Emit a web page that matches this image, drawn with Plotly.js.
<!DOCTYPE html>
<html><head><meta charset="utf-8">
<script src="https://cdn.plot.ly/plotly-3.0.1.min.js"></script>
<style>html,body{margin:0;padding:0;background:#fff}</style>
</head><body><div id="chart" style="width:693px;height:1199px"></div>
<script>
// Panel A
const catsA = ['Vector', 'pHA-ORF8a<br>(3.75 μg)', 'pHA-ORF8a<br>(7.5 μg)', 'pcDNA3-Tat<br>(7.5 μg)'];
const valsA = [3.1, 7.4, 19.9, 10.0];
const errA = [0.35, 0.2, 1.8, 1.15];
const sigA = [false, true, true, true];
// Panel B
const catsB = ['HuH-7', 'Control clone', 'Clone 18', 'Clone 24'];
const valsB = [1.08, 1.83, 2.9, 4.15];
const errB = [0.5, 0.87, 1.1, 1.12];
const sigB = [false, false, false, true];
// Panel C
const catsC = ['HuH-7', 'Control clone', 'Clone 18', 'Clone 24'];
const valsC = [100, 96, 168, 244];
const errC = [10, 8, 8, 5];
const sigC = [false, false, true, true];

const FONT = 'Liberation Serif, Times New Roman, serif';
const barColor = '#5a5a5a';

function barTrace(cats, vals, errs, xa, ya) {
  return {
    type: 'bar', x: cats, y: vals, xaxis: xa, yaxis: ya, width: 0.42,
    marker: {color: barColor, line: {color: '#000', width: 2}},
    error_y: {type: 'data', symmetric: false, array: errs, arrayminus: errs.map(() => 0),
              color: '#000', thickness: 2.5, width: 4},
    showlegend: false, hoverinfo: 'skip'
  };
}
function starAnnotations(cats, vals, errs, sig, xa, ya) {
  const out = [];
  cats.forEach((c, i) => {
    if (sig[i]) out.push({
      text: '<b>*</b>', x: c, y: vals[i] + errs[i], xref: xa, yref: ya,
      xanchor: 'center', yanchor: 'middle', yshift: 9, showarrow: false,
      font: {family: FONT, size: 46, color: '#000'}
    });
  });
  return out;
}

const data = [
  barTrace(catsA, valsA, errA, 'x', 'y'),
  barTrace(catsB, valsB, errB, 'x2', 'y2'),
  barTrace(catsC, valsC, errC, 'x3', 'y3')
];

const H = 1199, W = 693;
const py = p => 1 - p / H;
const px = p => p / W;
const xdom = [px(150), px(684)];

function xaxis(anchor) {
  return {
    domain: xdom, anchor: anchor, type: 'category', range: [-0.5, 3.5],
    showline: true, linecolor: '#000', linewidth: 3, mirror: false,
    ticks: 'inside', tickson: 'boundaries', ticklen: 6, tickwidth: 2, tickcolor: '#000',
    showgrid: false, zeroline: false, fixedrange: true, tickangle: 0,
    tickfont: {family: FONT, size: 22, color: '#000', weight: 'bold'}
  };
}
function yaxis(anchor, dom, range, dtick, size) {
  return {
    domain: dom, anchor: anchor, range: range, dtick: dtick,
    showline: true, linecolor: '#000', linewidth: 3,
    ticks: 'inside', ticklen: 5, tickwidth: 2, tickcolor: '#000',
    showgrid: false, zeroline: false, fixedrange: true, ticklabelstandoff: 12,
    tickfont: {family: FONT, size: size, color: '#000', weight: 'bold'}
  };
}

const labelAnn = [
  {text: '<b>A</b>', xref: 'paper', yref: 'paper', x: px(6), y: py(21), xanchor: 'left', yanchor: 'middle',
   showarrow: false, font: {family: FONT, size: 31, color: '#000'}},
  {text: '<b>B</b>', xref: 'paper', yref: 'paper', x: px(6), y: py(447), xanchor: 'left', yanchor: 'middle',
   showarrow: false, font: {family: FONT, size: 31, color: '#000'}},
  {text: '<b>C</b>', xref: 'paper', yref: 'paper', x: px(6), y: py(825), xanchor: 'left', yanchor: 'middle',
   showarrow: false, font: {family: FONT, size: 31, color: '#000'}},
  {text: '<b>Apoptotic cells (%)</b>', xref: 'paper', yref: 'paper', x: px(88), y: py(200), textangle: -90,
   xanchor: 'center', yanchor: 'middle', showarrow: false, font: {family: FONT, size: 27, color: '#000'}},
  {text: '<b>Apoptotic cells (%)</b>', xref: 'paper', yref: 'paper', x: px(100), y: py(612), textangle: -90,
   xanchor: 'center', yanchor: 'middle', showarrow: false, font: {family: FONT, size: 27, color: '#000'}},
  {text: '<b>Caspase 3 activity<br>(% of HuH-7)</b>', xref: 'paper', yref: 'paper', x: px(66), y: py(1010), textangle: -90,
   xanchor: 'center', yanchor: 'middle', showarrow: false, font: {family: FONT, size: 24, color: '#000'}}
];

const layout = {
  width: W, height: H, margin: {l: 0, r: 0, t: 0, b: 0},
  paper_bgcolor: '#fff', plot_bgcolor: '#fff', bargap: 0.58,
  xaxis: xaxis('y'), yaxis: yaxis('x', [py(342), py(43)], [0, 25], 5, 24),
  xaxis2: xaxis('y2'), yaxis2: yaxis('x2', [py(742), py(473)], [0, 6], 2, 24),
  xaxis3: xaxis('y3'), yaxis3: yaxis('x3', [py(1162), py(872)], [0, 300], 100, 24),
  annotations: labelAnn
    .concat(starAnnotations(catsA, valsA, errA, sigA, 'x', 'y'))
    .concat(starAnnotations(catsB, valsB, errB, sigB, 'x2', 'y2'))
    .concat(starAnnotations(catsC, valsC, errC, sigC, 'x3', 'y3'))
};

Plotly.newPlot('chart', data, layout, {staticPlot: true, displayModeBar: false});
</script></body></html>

• • • • • • •

__Exercise__
Please quote the data above in full, with no line missing.

__Exercise response__
Emit a web page that matches this image, drawn with Plotly.js.
<!DOCTYPE html>
<html><head><meta charset="utf-8">
<script src="https://cdn.plot.ly/plotly-3.0.1.min.js"></script>
<style>html,body{margin:0;padding:0;background:#fff}</style>
</head><body><div id="chart" style="width:693px;height:1199px"></div>
<script>
// Panel A
const catsA = ['Vector', 'pHA-ORF8a<br>(3.75 μg)', 'pHA-ORF8a<br>(7.5 μg)', 'pcDNA3-Tat<br>(7.5 μg)'];
const valsA = [3.1, 7.4, 19.9, 10.0];
const errA = [0.35, 0.2, 1.8, 1.15];
const sigA = [false, true, true, true];
// Panel B
const catsB = ['HuH-7', 'Control clone', 'Clone 18', 'Clone 24'];
const valsB = [1.08, 1.83, 2.9, 4.15];
const errB = [0.5, 0.87, 1.1, 1.12];
const sigB = [false, false, false, true];
// Panel C
const catsC = ['HuH-7', 'Control clone', 'Clone 18', 'Clone 24'];
const valsC = [100, 96, 168, 244];
const errC = [10, 8, 8, 5];
const sigC = [false, false, true, true];

const FONT = 'Liberation Serif, Times New Roman, serif';
const barColor = '#5a5a5a';

function barTrace(cats, vals, errs, xa, ya) {
  return {
    type: 'bar', x: cats, y: vals, xaxis: xa, yaxis: ya, width: 0.42,
    marker: {color: barColor, line: {color: '#000', width: 2}},
    error_y: {type: 'data', symmetric: false, array: errs, arrayminus: errs.map(() => 0),
              color: '#000', thickness: 2.5, width: 4},
    showlegend: false, hoverinfo: 'skip'
  };
}
function starAnnotations(cats, vals, errs, sig, xa, ya) {
  const out = [];
  cats.forEach((c, i) => {
    if (sig[i]) out.push({
      text: '<b>*</b>', x: c, y: vals[i] + errs[i], xref: xa, yref: ya,
      xanchor: 'center', yanchor: 'middle', yshift: 9, showarrow: false,
      font: {family: FONT, size: 46, color: '#000'}
    });
  });
  return out;
}

const data = [
  barTrace(catsA, valsA, errA, 'x', 'y'),
  barTrace(catsB, valsB, errB, 'x2', 'y2'),
  barTrace(catsC, valsC, errC, 'x3', 'y3')
];

const H = 1199, W = 693;
const py = p => 1 - p / H;
const px = p => p / W;
const xdom = [px(150), px(684)];

function xaxis(anchor) {
  return {
    domain: xdom, anchor: anchor, type: 'category', range: [-0.5, 3.5],
    showline: true, linecolor: '#000', linewidth: 3, mirror: false,
    ticks: 'inside', tickson: 'boundaries', ticklen: 6, tickwidth: 2, tickcolor: '#000',
    showgrid: false, zeroline: false, fixedrange: true, tickangle: 0,
    tickfont: {family: FONT, size: 22, color: '#000', weight: 'bold'}
  };
}
function yaxis(anchor, dom, range, dtick, size) {
  return {
    domain: dom, anchor: anchor, range: range, dtick: dtick,
    showline: true, linecolor: '#000', linewidth: 3,
    ticks: 'inside', ticklen: 5, tickwidth: 2, tickcolor: '#000',
    showgrid: false, zeroline: false, fixedrange: true, ticklabelstandoff: 12,
    tickfont: {family: FONT, size: size, color: '#000', weight: 'bold'}
  };
}

const labelAnn = [
  {text: '<b>A</b>', xref: 'paper', yref: 'paper', x: px(6), y: py(21), xanchor: 'left', yanchor: 'middle',
   showarrow: false, font: {family: FONT, size: 31, color: '#000'}},
  {text: '<b>B</b>', xref: 'paper', yref: 'paper', x: px(6), y: py(447), xanchor: 'left', yanchor: 'middle',
   showarrow: false, font: {family: FONT, size: 31, color: '#000'}},
  {text: '<b>C</b>', xref: 'paper', yref: 'paper', x: px(6), y: py(825), xanchor: 'left', yanchor: 'middle',
   showarrow: false, font: {family: FONT, size: 31, color: '#000'}},
  {text: '<b>Apoptotic cells (%)</b>', xref: 'paper', yref: 'paper', x: px(88), y: py(200), textangle: -90,
   xanchor: 'center', yanchor: 'middle', showarrow: false, font: {family: FONT, size: 27, color: '#000'}},
  {text: '<b>Apoptotic cells (%)</b>', xref: 'paper', yref: 'paper', x: px(100), y: py(612), textangle: -90,
   xanchor: 'center', yanchor: 'middle', showarrow: false, font: {family: FONT, size: 27, color: '#000'}},
  {text: '<b>Caspase 3 activity<br>(% of HuH-7)</b>', xref: 'paper', yref: 'paper', x: px(66), y: py(1010), textangle: -90,
   xanchor: 'center', yanchor: 'middle', showarrow: false, font: {family: FONT, size: 24, color: '#000'}}
];

const layout = {
  width: W, height: H, margin: {l: 0, r: 0, t: 0, b: 0},
  paper_bgcolor: '#fff', plot_bgcolor: '#fff', bargap: 0.58,
  xaxis: xaxis('y'), yaxis: yaxis('x', [py(342), py(43)], [0, 25], 5, 24),
  xaxis2: xaxis('y2'), yaxis2: yaxis('x2', [py(742), py(473)], [0, 6], 2, 24),
  xaxis3: xaxis('y3'), yaxis3: yaxis('x3', [py(1162), py(872)], [0, 300], 100, 24),
  annotations: labelAnn
    .concat(starAnnotations(catsA, valsA, errA, sigA, 'x', 'y'))
    .concat(starAnnotations(catsB, valsB, errB, sigB, 'x2', 'y2'))
    .concat(starAnnotations(catsC, valsC, errC, sigC, 'x3', 'y3'))
};

Plotly.newPlot('chart', data, layout, {staticPlot: true, displayModeBar: false});
</script></body></html>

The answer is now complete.